Just wanted to share some joy.

After almost a month of sobriety thanks to Dry January, C told me that he’s thinking about moderating, admitting that 8-10 drinks/night was probably too much. His hope is to stay dry during the week and drink moderately on weekend.

This is HUGE!!!!!!!

My heart is so happy right now. His drinking was hurting our family and our relationship to such an extent that I was starting to think about divorce, but now I have hope.

Who knows how this will play out, whether he’ll stay committed to this idea (he seemed shaky about it initially) or whether he’ll have more success than I did when moderating, but the important part is that he’s admitting his drinking was unhealthy and he wants to do something about it.

He’s also talking about taking up an exercise regimen, and was receptive when I shared my own experience on the road to overall healthy life improvements post-quitting. All of this is without any prompting from me, which is HUGE!!!!
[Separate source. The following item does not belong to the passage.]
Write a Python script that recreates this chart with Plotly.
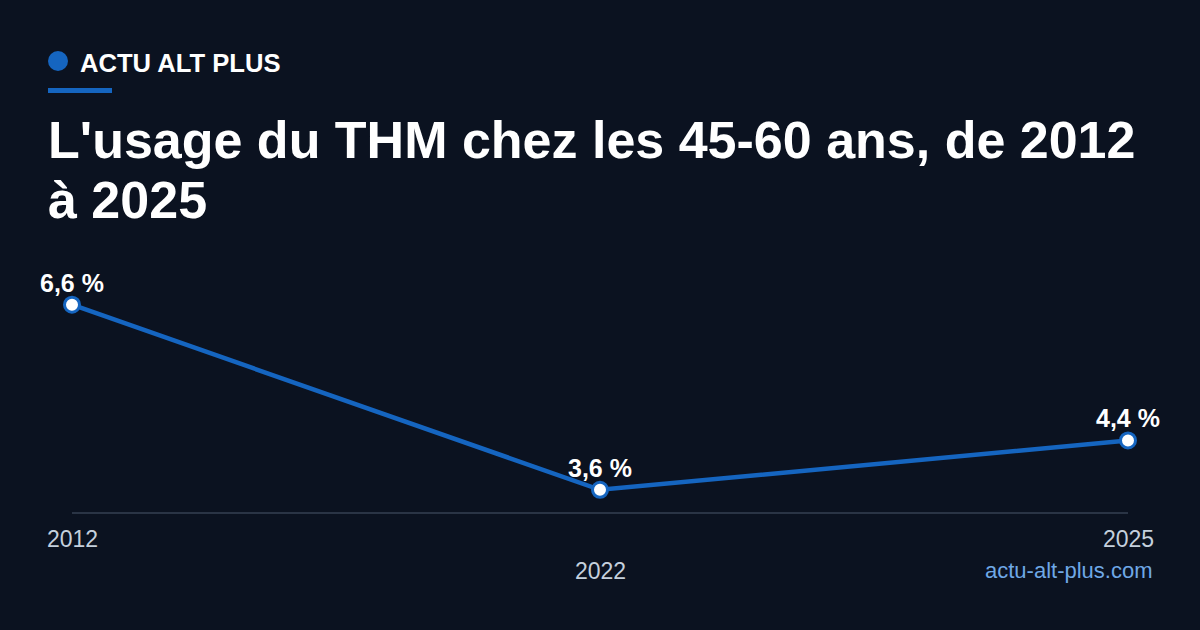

I have stayed as quiet as I possibly could since quitting, knowing that this had to be MY journey, alone, that had nothing to do with him… and that I needed to leave him 100% alone if I could expect him to make any change himself. Any nagging or complaining on my part would only make that more difficult for him. And I can’t say I’ve been completely successful (I admit to rolling my eyes more than once when he forgot a conversation – a big pet peeve for me – or was unable to get through a whole TV show without passing out etc), but overall, I’ve worked very hard at staying quiet.

And it’s paying off. Big lesson for me there.

Sometimes, the best thing you can do is keep your mouth shut.